Max upload size: 200 MB by default. Exceeding this returns HTTP 413 File too large. Supported types: audio/*, video/*.

Add json=true to get the structured transcript array: [{ transcript, text, durationMs }].

curl -X POST https://app.speech7.com/stt \
  -H "x-api-key: YOUR_API_KEY" \
  -F "audio=@sample.wav" \
  -F "transcriptionTerms=[\"Speech7\",\"Soniox\"]" \
  -F "translationTerms={\"račun\":\"invoice\"}"

Quick test (text only): curl -X POST https://app.speech7.com/stt -F "audio=@sample.mp3" | jq .text

POST /subtitle

Generate SubRip subtitles (.srt) for an audio or video file. Uses the same STT provider as /stt and charges minutes from your pool.

Upload the media as audio (multipart/form-data). You can optionally include languageHints and speaker labels (speaker1Label, speaker2Label, …). The response is an SRT file download.

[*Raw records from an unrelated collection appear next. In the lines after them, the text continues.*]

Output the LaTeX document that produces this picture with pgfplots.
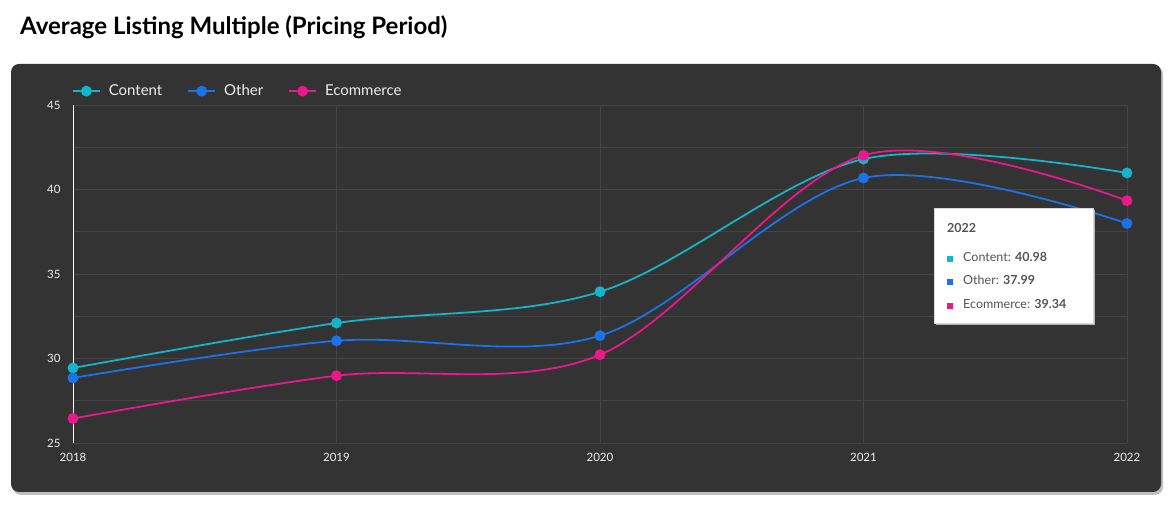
\documentclass[border=0pt]{standalone}
\usepackage{pgfplots}
\pgfplotsset{compat=1.18}
\usepackage{fontspec}
\setmainfont{Lato}
\definecolor{panel}{HTML}{333333}
\definecolor{gridc}{HTML}{444444}
\definecolor{ccontent}{HTML}{14B4CA}
\definecolor{cother}{HTML}{1A73E8}
\definecolor{cecom}{HTML}{E8198B}
\definecolor{ttext}{HTML}{555555}
\definecolor{ltext}{HTML}{EEEEEE}
\begin{document}
\begin{tikzpicture}[x=1pt,y=1pt]
\path[use as bounding box] (0,0) rectangle (1173,508);
\fill[black!25,rounded corners=8pt] (13,13) rectangle (1163,442);
\fill[panel,rounded corners=8pt] (11,16) rectangle (1161,444);
\node[anchor=base west,inner sep=0pt,font=\fontsize{24}{28}\selectfont\bfseries] at (20,473) {Average Listing Multiple (Pricing Period)};
\begin{axis}[
  at={(73pt,65pt)}, anchor=south west,
  scale only axis, width=1054pt, height=338pt,
  xmin=2018, xmax=2022, ymin=25, ymax=45,
  xtick={2018,2019,2020,2021,2022},
  ytick={25,30,35,40,45},
  minor ytick={27.5,32.5,37.5,42.5},
  grid=both,
  major grid style={gridc, line width=0.8pt},
  minor grid style={gridc, line width=0.8pt},
  major tick length=0pt, minor tick length=0pt,
  axis x line*=bottom, axis y line*=left,
  x axis line style={draw=gridc,-},
  y axis line style={draw=white,line width=1pt,-},
  /pgf/number format/1000 sep={},
  /pgf/number format/assume math mode=true,
  ticklabel style={font=\fontsize{11.5}{13}\selectfont, text=ltext},
  xticklabel style={yshift=-7pt},
  yticklabel style={xshift=-9pt},
  every axis plot/.append style={line width=1.8pt, smooth, tension=0.55, mark=*, mark size=4.5pt, mark options={solid}},
  legend style={at={(axis description cs:-0.004,1.041)}, anchor=west, draw=none, fill=none,
    legend columns=-1, font=\fontsize{15}{18}\selectfont, text=ltext,
    /tikz/every odd column/.append style={column sep=6pt},
    /tikz/every even column/.append style={column sep=23pt}},
  legend image code/.code={\draw[mark repeat=2,mark phase=2,#1] plot coordinates {(0pt,0pt) (13.5pt,0pt) (27pt,0pt)};},
  clip=false,
]
\addplot[color=ccontent] coordinates {(2018,29.44) (2019,32.10) (2020,33.95) (2021,41.80) (2022,40.98)};
\addlegendentry{Content}
\addplot[color=cother] coordinates {(2018,28.85) (2019,31.05) (2020,31.35) (2021,40.68) (2022,37.99)};
\addlegendentry{Other}
\addplot[color=cecom] coordinates {(2018,26.45) (2019,28.98) (2020,30.22) (2021,42.02) (2022,39.34)};
\addlegendentry{Ecommerce}
\end{axis}
\fill[black!30] (936,183) rectangle (1095,298);
\fill[white,draw=black!15] (934,185) rectangle (1093,300);
\node[anchor=west,inner sep=0pt,font=\fontsize{12.5}{15}\selectfont\bfseries,text=ttext] at (947,280) {2022};
\node[anchor=west,inner sep=0pt,font=\fontsize{12.5}{15}\selectfont,text=ttext] at (947,251) {\textcolor{ccontent}{\rule{6pt}{6pt}}\hspace{10pt}Content: \textbf{40.98}};
\node[anchor=west,inner sep=0pt,font=\fontsize{12.5}{15}\selectfont,text=ttext] at (947,228) {\textcolor{cother}{\rule{6pt}{6pt}}\hspace{10pt}Other: \textbf{37.99}};
\node[anchor=west,inner sep=0pt,font=\fontsize{12.5}{15}\selectfont,text=ttext] at (947,204) {\textcolor{cecom}{\rule{6pt}{6pt}}\hspace{10pt}Ecommerce: \textbf{39.34}};
\end{tikzpicture}
\end{document}
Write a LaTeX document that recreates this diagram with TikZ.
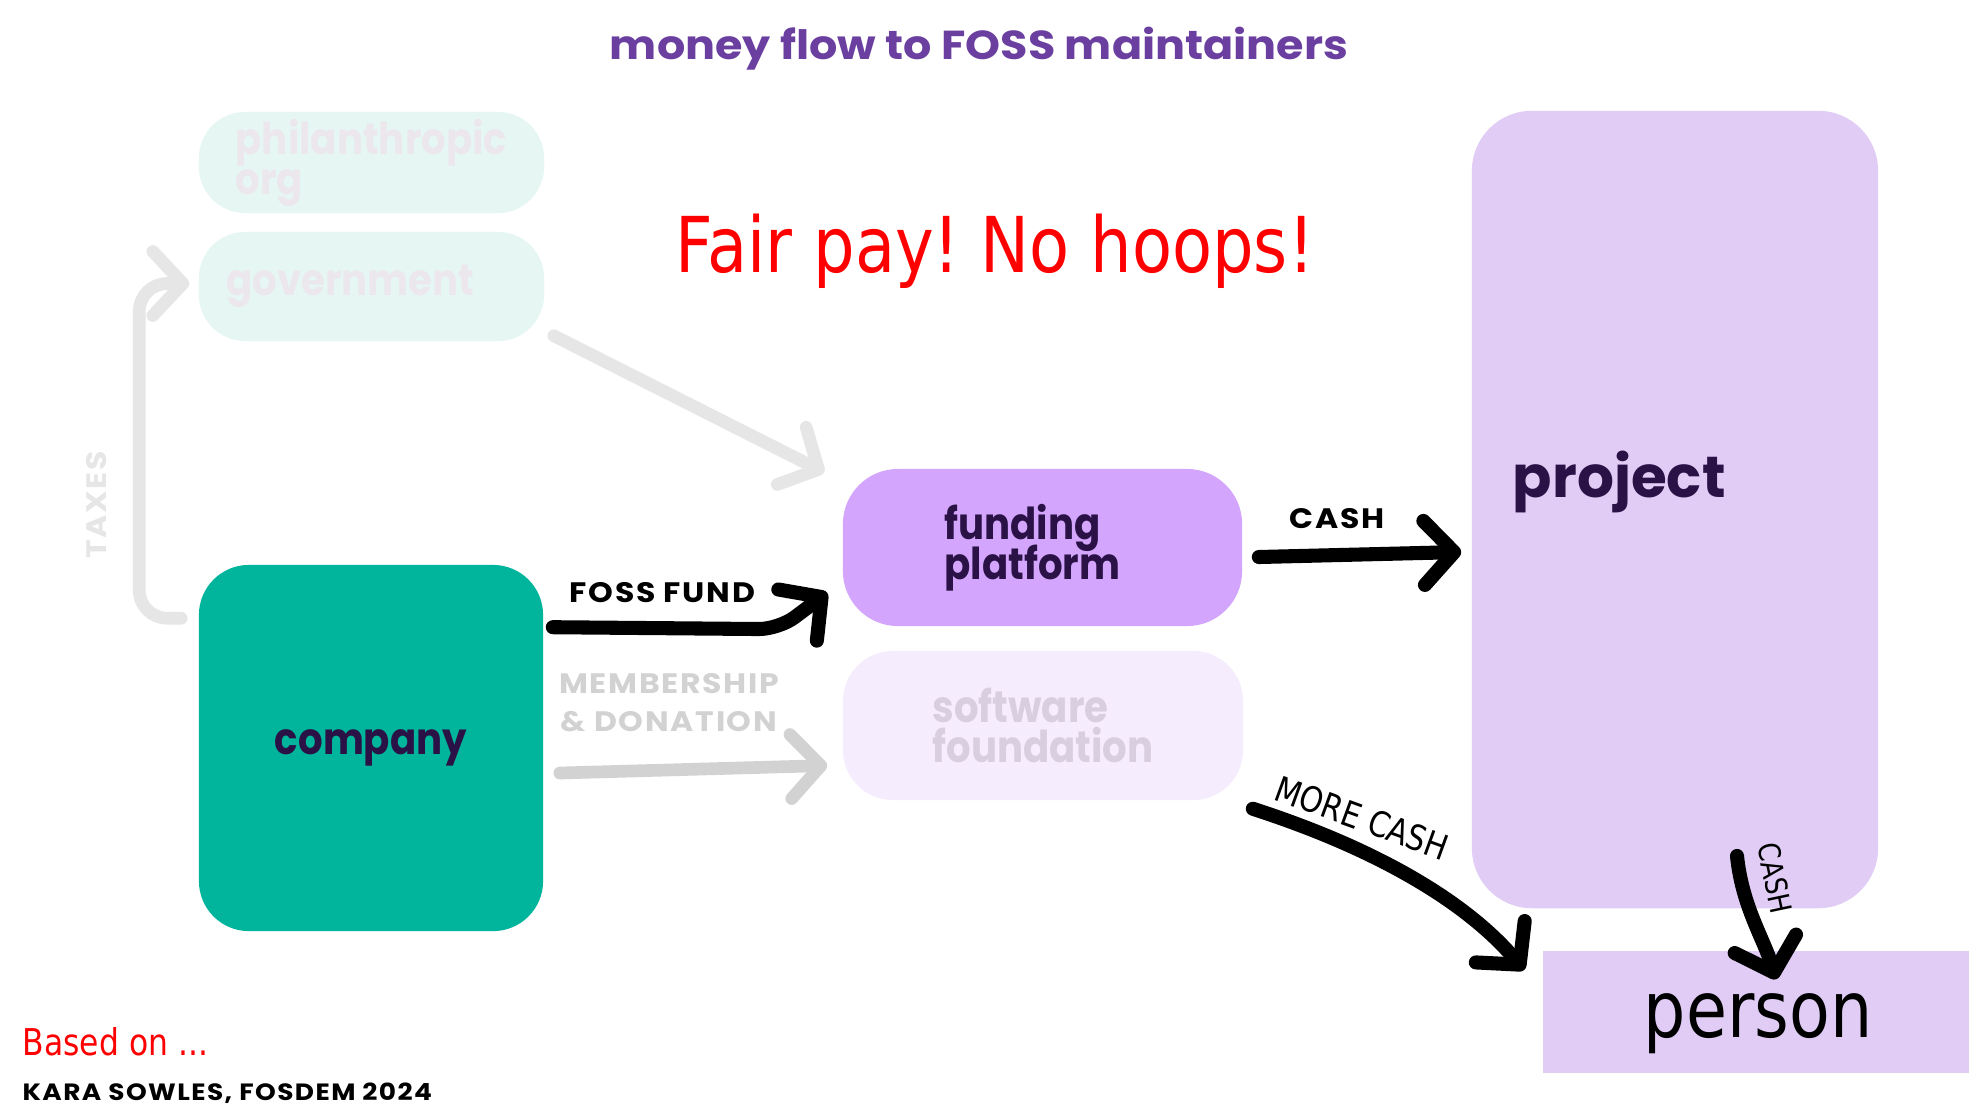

Subtitle endpoints accept the same dictionary fields as /stt (transcriptionTerms, translationTerms, etc.) and pass them to the STT provider context.

Optional formatting: maxCharsPerLine (default 70, min 30, max 120) and maxLines (default 2, min 1, max 4) to control line wrapping.

Max upload size: 25 MB by default. Supported: audio/*, video/*.

curl -X POST https://app.speech7.com/subtitle \
  -H "x-api-key: YOUR_API_KEY" \
  -F "audio=@sample.mp4" \
  -o subtitles.srt

Async subtitles (large files)

For long uploads or when your client may time out, start a job and fetch the SRT later. Jobs are kept for 24 hours.

# 1) Start a job (multipart upload)
curl -X POST https://app.speech7.com/subtitle/jobs \
  -H "x-api-key: YOUR_API_KEY" \
  -F "audio=@movie.mp4"

# Response: {"id":"sub_ab12...","status":"queued","statusUrl":"/subtitle/jobs/sub_ab12..."}

# 2) Poll status (repeat until status=completed)
curl -H "x-api-key: YOUR_API_KEY" \
  https://app.speech7.com/subtitle/jobs/sub_ab12...

# 3) Download SRT when ready
curl -L -H "x-api-key: YOUR_API_KEY" \
  https://app.speech7.com/subtitle/jobs/sub_ab12.../file \
  -o subtitles.srt

Status responses return minutesUsed, durationMs, and a downloadUrl when ready.